It is hard to find anyone predicting anything but a continuing decline in the audiences for radio, newspapers and television broadcasts.

Indeed, confusion about the effect internet and other forms of digital distribution will have on traditional advertising and subscription income is making it difficult to predict earnings even a year down the road.

With this backdrop, the sale of Clear Channel, the biggest US radio group built up by the Mays family during the frenzied acquisitions boom in the 1990s, to private equity investors for nearly $27bn including debt is an important moment for the media sector.

The willingness of private equity investors and banks to buy Clear Channel at valuations above those placed on it by stock markets could lead to other buyouts or sales attempts at media companies.

“Traditional media is at a crossroads and management teams and boards are frustrated by their low share prices,” said a media analyst at a large investment bank. “It is increasingly attractive for them to put themselves up for sale and see what happens.”

Clear Channel, the buyout which is one of the biggest ever and is likely to net the Mays family about $1bn, is particularly interesting because the deal was done by management and the board.

Recent large media sales, such as the sale earlier this year of newspaper group Knight Ridder and the efforts by newspaper company Tribune to find buyers, were initiated by disgruntled shareholders, who forced the board to take action to try and recoup some of the money they invested.

“Clear Channel is the most important media deal so far,” said one senior banker. “Not only is its scale important – it sets a new benchmark for going-private deals – but the board is voluntarily saying they’re better off private than public.”

Private equity investors, despite the mountains of equity they are willing to invest and the ease with which they can raise debt, are not likely to pounce on all media assets, however. In the sale of Knight Ridder, private equity bidders were notable for their absence.

Even in Clear Channel’s case, the attraction was not so much its radio stations, but its outdoor advertising business, one of the few media sectors that is not suffering from a decline brought on by digital distribution.

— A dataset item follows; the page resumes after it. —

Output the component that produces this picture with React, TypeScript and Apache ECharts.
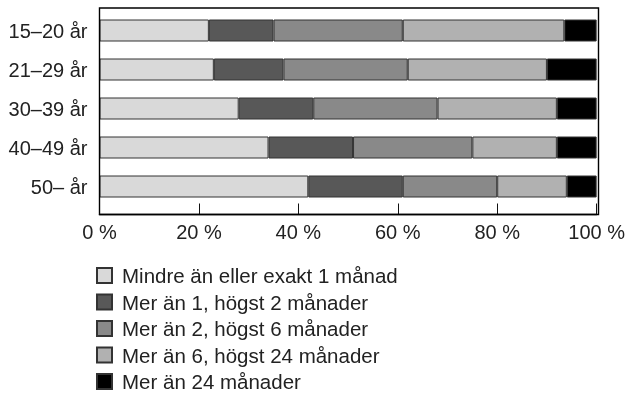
import React, { useEffect, useRef } from "react";
import * as echarts from "echarts";

const categories = ["15–20 år", "21–29 år", "30–39 år", "40–49 år", "50– år"];
const seriesNames = [
  "Mindre än eller exakt 1 månad",
  "Mer än 1, högst 2 månader",
  "Mer än 2, högst 6 månader",
  "Mer än 6, högst 24 månader",
  "Mer än 24 månader",
];
const upTo1 = [22, 23, 28, 34, 42];
const from1to2 = [13, 14, 15, 17, 19];
const from2to6 = [26, 25, 25, 24, 19];
const from6to24 = [32.5, 28, 24, 17, 14];
const over24 = [6.5, 10, 8, 8, 6];
const xTicks = [0, 20, 40, 60, 80, 100];

const colors = ["#d9d9d9", "#585858", "#898989", "#b1b1b1", "#000000"];
const FONT = "Liberation Sans, Arial, sans-serif";

const L = 99.5;
const R = 598.5;
const T = 8;
const B = 214.5;

export default function App() {
  const ref = useRef<HTMLDivElement>(null);
  useEffect(() => {
    if (!ref.current) return;
    const chart = echarts.init(ref.current, null, { renderer: "svg" });
    const values = [upTo1, from1to2, from2to6, from6to24, over24];
    chart.setOption({
      animation: false,
      textStyle: { fontFamily: FONT },
      grid: [
        {
          left: L,
          right: 628 - R,
          top: T,
          height: B - T,
          show: true,
          backgroundColor: "transparent",
          borderColor: "#000",
          borderWidth: 1.4,
          z: 10,
        },
        { left: L, right: 628 - R, top: 11, height: 195 },
      ],
      xAxis: [
        { gridIndex: 0, type: "value", min: 0, max: 1, show: false },
        {
          gridIndex: 1,
          type: "value",
          min: xTicks[0],
          max: xTicks[xTicks.length - 1],
          interval: 20,
          offset: B - 206,
          axisLine: { show: true, lineStyle: { color: "#000", width: 1.4 } },
          axisTick: { show: true, inside: true, length: 11, lineStyle: { color: "#111" } },
          splitLine: { show: false },
          axisLabel: {
            formatter: "{value} %",
            fontSize: 20,
            color: "#222",
            margin: 7,
            fontFamily: FONT,
          },
        },
      ],
      yAxis: [
        { gridIndex: 0, type: "value", min: 0, max: 1, show: false },
        {
          gridIndex: 1,
          type: "category",
          inverse: true,
          data: categories,
          axisLine: { show: false },
          axisTick: { show: false },
          axisLabel: { fontSize: 20, color: "#222", margin: 12, fontFamily: FONT },
        },
      ],
      legend: {
        orient: "vertical",
        left: 96,
        top: 265,
        padding: 0,
        itemWidth: 15,
        itemHeight: 15,
        itemGap: 5.5,
        icon: "rect",
        textStyle: { fontSize: 20.5, color: "#222", fontFamily: FONT, padding: [0, 0, 0, 5] },
        data: seriesNames,
      },
      series: seriesNames.map((name, i) => ({
        name,
        type: "bar",
        stack: "total",
        xAxisIndex: 1,
        yAxisIndex: 1,
        barWidth: 22,
        data: values[i],
        itemStyle: { color: colors[i], borderColor: "#333", borderWidth: 1 },
      })),
    });
    return () => chart.dispose();
  }, []);
  return (
    <div
      ref={ref}
      style={{ position: "fixed", left: 0, top: 0, width: 628, height: 403 }}
    />
  );
}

“There are few investors who want naked exposure to one particular segment of the media business due to the uncertainty about future earnings,” said Jonathan Jacoby, analyst at Bank of America. “The deals that are being done are more complex, consisting of different businesses, which means they can include assets which are undervalued.”

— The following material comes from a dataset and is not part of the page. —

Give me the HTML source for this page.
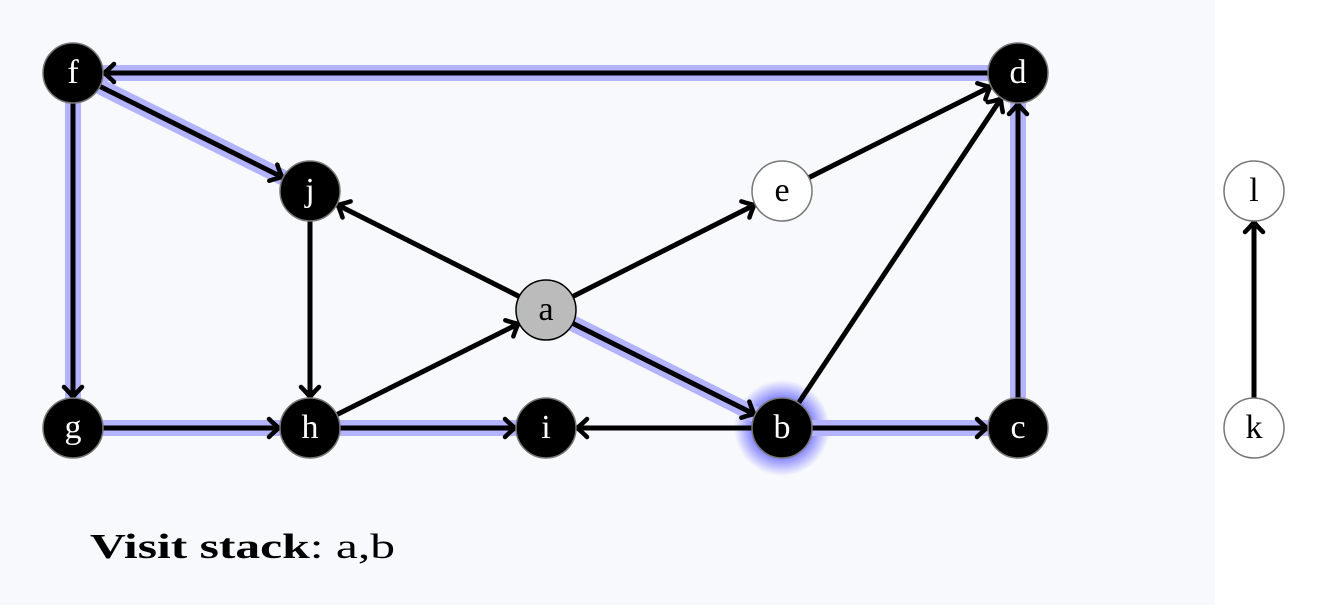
<!DOCTYPE html>
<html><head><meta charset="utf-8"><style>
html,body{margin:0;padding:0;background:#fff;}
svg{display:block;}
text{font-family:"Liberation Serif",serif;}
</style></head><body>
<svg id="s" width="1330" height="609" viewBox="0 0 1330 609" xmlns="http://www.w3.org/2000/svg">
<defs>
<radialGradient id="glow"><stop offset="0.55" stop-color="#7070ff" stop-opacity="1"/><stop offset="1" stop-color="#7070ff" stop-opacity="0"/></radialGradient>
<marker id="ar" markerUnits="userSpaceOnUse" markerWidth="30" markerHeight="30" refX="14" refY="15" orient="auto">
<path d="M4,6 Q10,12 14,15 Q10,18 4,24" fill="none" stroke="#000" stroke-width="4.5" stroke-linecap="round"/>
</marker>
</defs>
<rect x="0" y="0" width="1215" height="605" fill="#f8f9fc"/>
<circle cx="782" cy="428" r="48" fill="url(#glow)"/>
<g id="hl"></g>
<g id="ed"></g>
<g id="nd"></g>
<text x="90" y="558" font-size="35" textLength="305" lengthAdjust="spacingAndGlyphs"><tspan font-weight="bold">Visit stack</tspan>: a,b</text>
</svg>
<script>
var N={f:[73,73],d:[1018,73],j:[310,191],e:[782,191],l:[1254,191],a:[546,310],g:[73,428],h:[310,428],i:[546,428],b:[782,428],c:[1018,428],k:[1254,428]};
var ns="http://www.w3.org/2000/svg";
function el(t,a,p){var e=document.createElementNS(ns,t);for(var k in a)e.setAttribute(k,a[k]);document.getElementById(p).appendChild(e);return e;}
var E=[["d","f",1],["f","j",1],["f","g",1],["g","h",1],["h","i",1],["a","b",1],["b","c",1],["c","d",1],["j","h",0],["a","j",0],["a","e",0],["e","d",0],["b","d",0],["h","a",0],["b","i",0],["k","l",0]];
E.forEach(function(x){var p=N[x[0]],q=N[x[1]],dx=q[0]-p[0],dy=q[1]-p[1],L=Math.hypot(dx,dy),ux=dx/L,uy=dy/L;
var x1=p[0]+ux*30,y1=p[1]+uy*30,x2=q[0]-ux*31,y2=q[1]-uy*31;
if(x[2])el("line",{x1:x1,y1:y1,x2:q[0]-ux*30,y2:q[1]-uy*30,stroke:"#b3b3ff","stroke-width":16},"hl");
el("line",{x1:x1,y1:y1,x2:x2,y2:y2,stroke:"#000","stroke-width":5,"marker-end":"url(#ar)"},"ed");});
for(var k in N){var p=N[k],black="fdjghicb".indexOf(k)>=0;
el("circle",{cx:p[0],cy:p[1],r:30,fill:black?"#000":(k=="a"?"#bbb":"#fff"),stroke:k=="a"?"#000":"#777","stroke-width":1.5},"nd");
var t=el("text",{x:p[0],y:p[1]+10,"text-anchor":"middle","font-size":34,fill:black?"#fff":"#000"},"nd");t.textContent=k;}
</script>
</body></html>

More than a month after Tribune announced that it was considering strategic alternatives, it is still unclear what the likely outcome will be. The company includes such assets as the Los Angeles Times, New York Newsday and Chicago Tribune newspapers, 26 television stations, and the Chicago Cubs baseball team.

There are a host of different scenarios – from a takeover of the entire company by a private equity firm, to the sale of prize assets such as the LA Times to local billionaires such as David Geffen. Some have speculated that management might lead a buyout of the Chicago-based assets – The Tribune, the WGN television network and the Cubs and then break apart the rest.

“It’s easier to put a value on the television stations than the print assets,” said Barry Lucas, vice-president of research at Gabelli & Co. One complicating factor is the enormous tax bill that the company would incur if it sold off the pieces. The other is media ownership rules.

One thing that appears certain is that – having put the company in play - the Tribune board will press ahead with a deal of some variety. “The genie really is out of the bottle,” Mr Lucas said.

A successful completion of the Clear Channel buyout could tempt more companies to let this genie out.